[START]
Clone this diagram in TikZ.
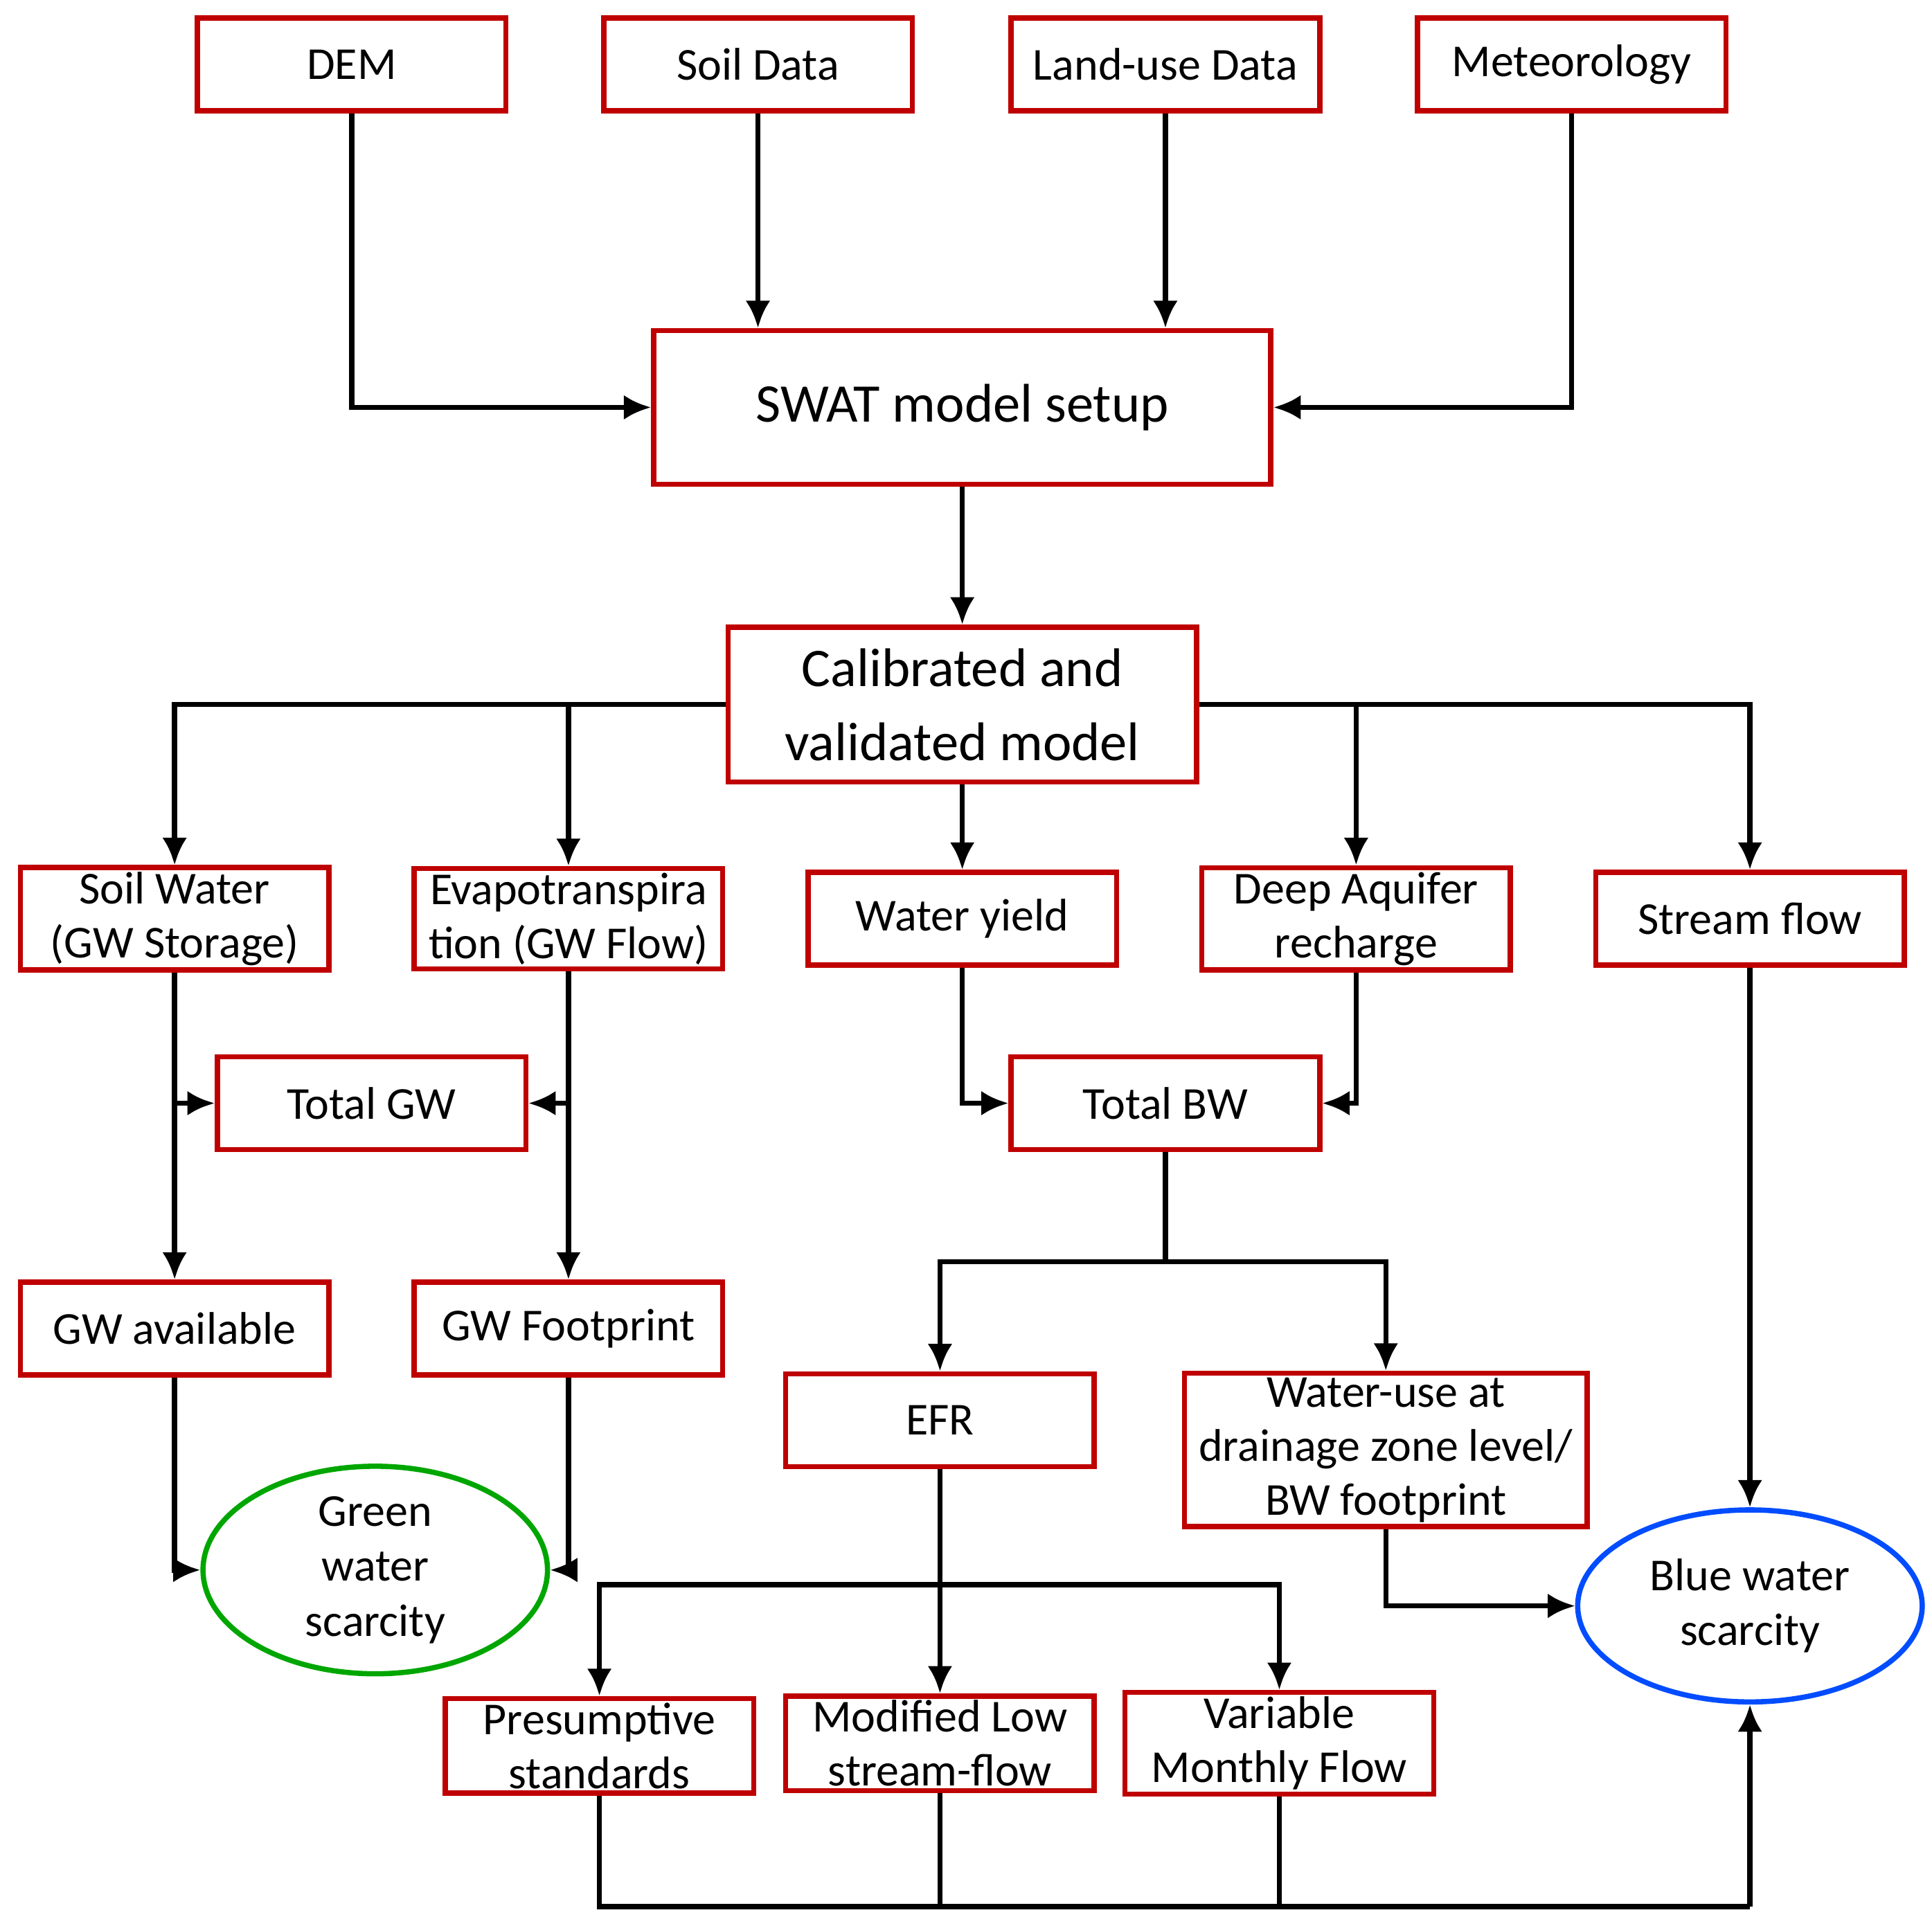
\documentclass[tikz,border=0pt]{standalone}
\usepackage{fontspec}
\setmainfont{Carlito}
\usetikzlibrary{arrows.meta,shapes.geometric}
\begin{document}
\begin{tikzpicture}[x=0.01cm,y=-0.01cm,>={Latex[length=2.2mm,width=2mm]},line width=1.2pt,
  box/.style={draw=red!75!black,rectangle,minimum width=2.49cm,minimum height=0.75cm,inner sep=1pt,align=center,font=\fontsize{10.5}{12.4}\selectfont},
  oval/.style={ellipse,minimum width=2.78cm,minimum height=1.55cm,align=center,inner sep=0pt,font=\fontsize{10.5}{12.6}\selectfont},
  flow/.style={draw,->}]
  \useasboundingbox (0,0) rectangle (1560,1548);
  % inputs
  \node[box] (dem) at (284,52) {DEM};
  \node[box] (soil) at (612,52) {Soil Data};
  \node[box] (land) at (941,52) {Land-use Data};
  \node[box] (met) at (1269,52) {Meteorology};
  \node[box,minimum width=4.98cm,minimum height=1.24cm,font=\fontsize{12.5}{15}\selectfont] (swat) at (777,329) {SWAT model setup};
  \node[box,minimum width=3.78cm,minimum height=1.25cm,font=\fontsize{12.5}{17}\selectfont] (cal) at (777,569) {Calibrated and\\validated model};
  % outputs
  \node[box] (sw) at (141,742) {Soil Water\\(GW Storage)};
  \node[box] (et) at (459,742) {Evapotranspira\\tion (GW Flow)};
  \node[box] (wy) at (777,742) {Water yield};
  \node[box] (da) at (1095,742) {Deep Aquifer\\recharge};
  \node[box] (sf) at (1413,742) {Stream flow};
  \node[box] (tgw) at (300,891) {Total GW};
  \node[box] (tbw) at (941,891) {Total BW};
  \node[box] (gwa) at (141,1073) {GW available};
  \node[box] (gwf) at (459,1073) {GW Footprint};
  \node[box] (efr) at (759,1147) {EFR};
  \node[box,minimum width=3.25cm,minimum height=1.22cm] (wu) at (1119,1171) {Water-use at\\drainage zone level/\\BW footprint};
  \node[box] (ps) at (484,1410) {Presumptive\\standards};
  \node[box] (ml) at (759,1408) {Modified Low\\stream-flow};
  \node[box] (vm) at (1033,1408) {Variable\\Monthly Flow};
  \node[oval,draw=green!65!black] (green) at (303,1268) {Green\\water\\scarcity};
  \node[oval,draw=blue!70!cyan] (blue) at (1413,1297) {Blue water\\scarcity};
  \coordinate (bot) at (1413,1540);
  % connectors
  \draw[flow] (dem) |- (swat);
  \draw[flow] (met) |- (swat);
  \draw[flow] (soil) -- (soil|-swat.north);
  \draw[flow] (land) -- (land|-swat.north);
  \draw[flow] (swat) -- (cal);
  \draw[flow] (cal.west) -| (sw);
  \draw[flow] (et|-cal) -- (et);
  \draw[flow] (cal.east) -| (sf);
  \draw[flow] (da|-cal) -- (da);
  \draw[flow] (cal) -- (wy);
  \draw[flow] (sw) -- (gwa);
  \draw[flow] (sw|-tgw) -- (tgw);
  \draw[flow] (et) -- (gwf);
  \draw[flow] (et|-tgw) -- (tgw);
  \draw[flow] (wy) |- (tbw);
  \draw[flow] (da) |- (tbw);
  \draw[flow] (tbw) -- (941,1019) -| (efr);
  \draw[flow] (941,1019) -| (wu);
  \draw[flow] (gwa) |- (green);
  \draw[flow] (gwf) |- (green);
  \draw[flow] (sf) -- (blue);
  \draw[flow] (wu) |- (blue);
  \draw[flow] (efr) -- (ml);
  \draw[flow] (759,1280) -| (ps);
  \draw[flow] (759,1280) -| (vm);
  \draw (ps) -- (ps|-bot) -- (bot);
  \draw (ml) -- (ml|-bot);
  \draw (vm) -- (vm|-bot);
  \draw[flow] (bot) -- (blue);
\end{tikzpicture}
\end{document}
[END]
Omit every picture, then repeat the remaining data exactly as it appears above.

Clone this diagram in TikZ.
\documentclass[tikz,border=0pt]{standalone}
\usepackage{fontspec}
\setmainfont{Carlito}
\usetikzlibrary{arrows.meta,shapes.geometric}
\begin{document}
\begin{tikzpicture}[x=0.01cm,y=-0.01cm,>={Latex[length=2.2mm,width=2mm]},line width=1.2pt,
  box/.style={draw=red!75!black,rectangle,minimum width=2.49cm,minimum height=0.75cm,inner sep=1pt,align=center,font=\fontsize{10.5}{12.4}\selectfont},
  oval/.style={ellipse,minimum width=2.78cm,minimum height=1.55cm,align=center,inner sep=0pt,font=\fontsize{10.5}{12.6}\selectfont},
  flow/.style={draw,->}]
  \useasboundingbox (0,0) rectangle (1560,1548);
  % inputs
  \node[box] (dem) at (284,52) {DEM};
  \node[box] (soil) at (612,52) {Soil Data};
  \node[box] (land) at (941,52) {Land-use Data};
  \node[box] (met) at (1269,52) {Meteorology};
  \node[box,minimum width=4.98cm,minimum height=1.24cm,font=\fontsize{12.5}{15}\selectfont] (swat) at (777,329) {SWAT model setup};
  \node[box,minimum width=3.78cm,minimum height=1.25cm,font=\fontsize{12.5}{17}\selectfont] (cal) at (777,569) {Calibrated and\\validated model};
  % outputs
  \node[box] (sw) at (141,742) {Soil Water\\(GW Storage)};
  \node[box] (et) at (459,742) {Evapotranspira\\tion (GW Flow)};
  \node[box] (wy) at (777,742) {Water yield};
  \node[box] (da) at (1095,742) {Deep Aquifer\\recharge};
  \node[box] (sf) at (1413,742) {Stream flow};
  \node[box] (tgw) at (300,891) {Total GW};
  \node[box] (tbw) at (941,891) {Total BW};
  \node[box] (gwa) at (141,1073) {GW available};
  \node[box] (gwf) at (459,1073) {GW Footprint};
  \node[box] (efr) at (759,1147) {EFR};
  \node[box,minimum width=3.25cm,minimum height=1.22cm] (wu) at (1119,1171) {Water-use at\\drainage zone level/\\BW footprint};
  \node[box] (ps) at (484,1410) {Presumptive\\standards};
  \node[box] (ml) at (759,1408) {Modified Low\\stream-flow};
  \node[box] (vm) at (1033,1408) {Variable\\Monthly Flow};
  \node[oval,draw=green!65!black] (green) at (303,1268) {Green\\water\\scarcity};
  \node[oval,draw=blue!70!cyan] (blue) at (1413,1297) {Blue water\\scarcity};
  \coordinate (bot) at (1413,1540);
  % connectors
  \draw[flow] (dem) |- (swat);
  \draw[flow] (met) |- (swat);
  \draw[flow] (soil) -- (soil|-swat.north);
  \draw[flow] (land) -- (land|-swat.north);
  \draw[flow] (swat) -- (cal);
  \draw[flow] (cal.west) -| (sw);
  \draw[flow] (et|-cal) -- (et);
  \draw[flow] (cal.east) -| (sf);
  \draw[flow] (da|-cal) -- (da);
  \draw[flow] (cal) -- (wy);
  \draw[flow] (sw) -- (gwa);
  \draw[flow] (sw|-tgw) -- (tgw);
  \draw[flow] (et) -- (gwf);
  \draw[flow] (et|-tgw) -- (tgw);
  \draw[flow] (wy) |- (tbw);
  \draw[flow] (da) |- (tbw);
  \draw[flow] (tbw) -- (941,1019) -| (efr);
  \draw[flow] (941,1019) -| (wu);
  \draw[flow] (gwa) |- (green);
  \draw[flow] (gwf) |- (green);
  \draw[flow] (sf) -- (blue);
  \draw[flow] (wu) |- (blue);
  \draw[flow] (efr) -- (ml);
  \draw[flow] (759,1280) -| (ps);
  \draw[flow] (759,1280) -| (vm);
  \draw (ps) -- (ps|-bot) -- (bot);
  \draw (ml) -- (ml|-bot);
  \draw (vm) -- (vm|-bot);
  \draw[flow] (bot) -- (blue);
\end{tikzpicture}
\end{document}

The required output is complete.